— START OF Exercise materials —

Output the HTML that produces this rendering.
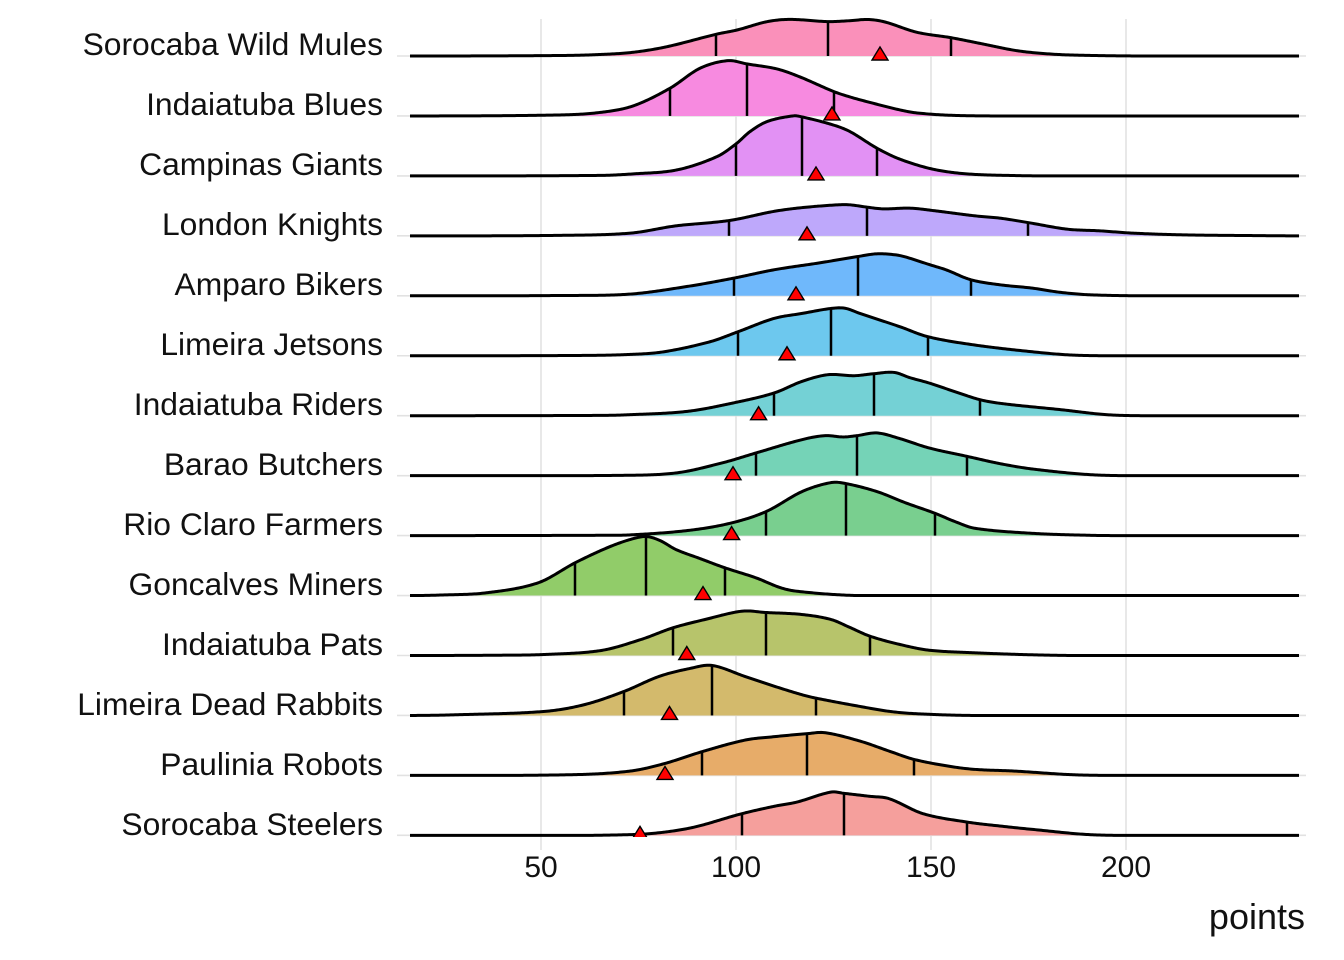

— END OF Exercise materials —
— START OF Exercise materials —

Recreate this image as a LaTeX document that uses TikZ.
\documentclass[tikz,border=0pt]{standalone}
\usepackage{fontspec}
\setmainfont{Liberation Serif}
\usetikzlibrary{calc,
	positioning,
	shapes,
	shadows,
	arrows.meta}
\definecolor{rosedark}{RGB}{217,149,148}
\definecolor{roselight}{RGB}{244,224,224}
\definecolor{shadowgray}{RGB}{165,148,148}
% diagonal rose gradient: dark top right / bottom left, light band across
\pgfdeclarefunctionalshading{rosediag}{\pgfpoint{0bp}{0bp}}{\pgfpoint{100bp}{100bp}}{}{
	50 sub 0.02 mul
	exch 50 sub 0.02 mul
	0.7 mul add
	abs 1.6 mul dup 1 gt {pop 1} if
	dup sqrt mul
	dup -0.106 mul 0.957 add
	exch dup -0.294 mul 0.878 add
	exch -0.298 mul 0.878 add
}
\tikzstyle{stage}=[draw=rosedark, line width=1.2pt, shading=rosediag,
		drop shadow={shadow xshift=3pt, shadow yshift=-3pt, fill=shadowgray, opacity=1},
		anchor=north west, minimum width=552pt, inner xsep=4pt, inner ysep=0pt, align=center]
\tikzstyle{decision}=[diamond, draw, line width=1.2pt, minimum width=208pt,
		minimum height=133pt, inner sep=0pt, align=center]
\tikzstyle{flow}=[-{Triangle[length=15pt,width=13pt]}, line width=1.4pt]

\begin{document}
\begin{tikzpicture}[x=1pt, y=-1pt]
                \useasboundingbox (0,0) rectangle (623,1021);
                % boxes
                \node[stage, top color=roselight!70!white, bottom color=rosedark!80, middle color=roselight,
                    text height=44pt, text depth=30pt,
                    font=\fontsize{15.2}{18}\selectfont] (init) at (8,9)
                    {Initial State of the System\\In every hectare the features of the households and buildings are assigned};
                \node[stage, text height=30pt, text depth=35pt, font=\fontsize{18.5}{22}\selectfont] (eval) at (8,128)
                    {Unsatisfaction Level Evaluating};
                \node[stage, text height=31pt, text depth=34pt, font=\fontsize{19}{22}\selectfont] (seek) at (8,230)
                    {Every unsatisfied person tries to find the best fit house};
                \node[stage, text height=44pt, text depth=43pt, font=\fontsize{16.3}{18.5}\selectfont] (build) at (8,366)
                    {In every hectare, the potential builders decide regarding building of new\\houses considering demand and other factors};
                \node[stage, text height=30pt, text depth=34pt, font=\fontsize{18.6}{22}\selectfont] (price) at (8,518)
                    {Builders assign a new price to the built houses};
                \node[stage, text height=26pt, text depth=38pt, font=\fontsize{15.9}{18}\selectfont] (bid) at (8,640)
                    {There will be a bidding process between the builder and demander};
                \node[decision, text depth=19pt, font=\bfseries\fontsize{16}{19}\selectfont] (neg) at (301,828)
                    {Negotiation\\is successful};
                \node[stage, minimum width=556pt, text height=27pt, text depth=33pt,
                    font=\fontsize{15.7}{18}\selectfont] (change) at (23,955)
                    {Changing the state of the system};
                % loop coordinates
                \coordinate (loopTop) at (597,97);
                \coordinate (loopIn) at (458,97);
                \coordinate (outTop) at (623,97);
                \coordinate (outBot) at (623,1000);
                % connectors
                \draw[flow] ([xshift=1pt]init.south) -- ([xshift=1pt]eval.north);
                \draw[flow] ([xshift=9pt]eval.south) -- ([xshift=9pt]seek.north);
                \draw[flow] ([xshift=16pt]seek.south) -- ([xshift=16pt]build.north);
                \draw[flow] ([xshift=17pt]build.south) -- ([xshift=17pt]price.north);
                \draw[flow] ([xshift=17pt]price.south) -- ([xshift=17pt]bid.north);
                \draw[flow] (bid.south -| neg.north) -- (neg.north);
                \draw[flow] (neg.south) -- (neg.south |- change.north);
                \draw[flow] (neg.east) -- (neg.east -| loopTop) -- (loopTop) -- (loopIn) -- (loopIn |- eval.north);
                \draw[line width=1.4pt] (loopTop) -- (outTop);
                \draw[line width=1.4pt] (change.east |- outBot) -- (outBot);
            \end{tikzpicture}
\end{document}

— END OF Exercise materials —

Your objective |
Extract all lines containing the word "that".

Task answer |
Output the HTML that produces this rendering.
Recreate this image as a LaTeX document that uses TikZ.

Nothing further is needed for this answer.